Ever heard of Rapidshare? If not, you should maybe make finding out about it one of your New Year's resolutions for 2009.
It's a file-hosting site that's estimated to be the twelfth biggest site in the world in terms of traffic, with millions of files uploaded by users to store on its servers.
It, and the increasing number of sites like it, are also the latest hotbed of online piracy. Here's how it works: people upload big files - music or movies for example - which can then be downloaded by anyone entering the correct URL in their web browser.
There are hundreds of blogs springing up to publicise these URLs, again mainly focused on music and movies. And the threat is that while traditional file-sharing has focused on downloading individual tracks or TV shows, file-hosting sites support much bigger files.

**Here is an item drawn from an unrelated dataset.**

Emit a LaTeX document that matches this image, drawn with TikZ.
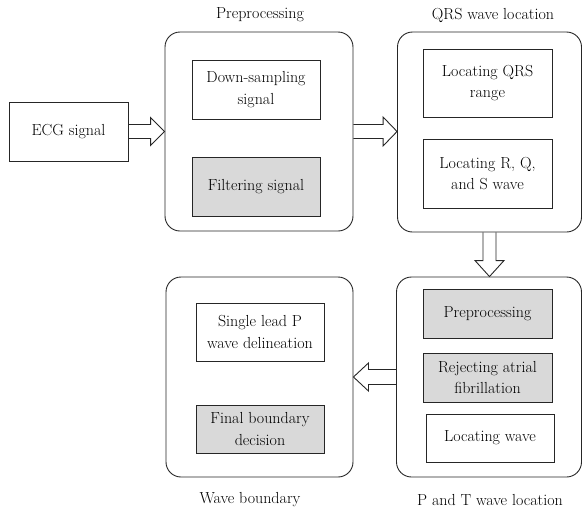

In other words, forget downloading some Beatles tracks - you can download the band's entire discography in a single .zip or .rar file.
What does all this have to do with mobile games, you may be wondering? Well, you can get a 410MB collection of Gameloft mobile games on a Rapidshare link we found today, and similar collections focused on EA Mobile, N-Gage and cracked iPhone games.
Finding them is easy for anyone with the ability to use Google, too, even if they don't know the specific blogs that publish these links.
Piracy isn't often talked about much in the mobile games industry, but something tells us that may change in 2009, particularly as the growth of smartphones leads more mobile gamers to be comfortable sideloading content onto their handsets from PCs.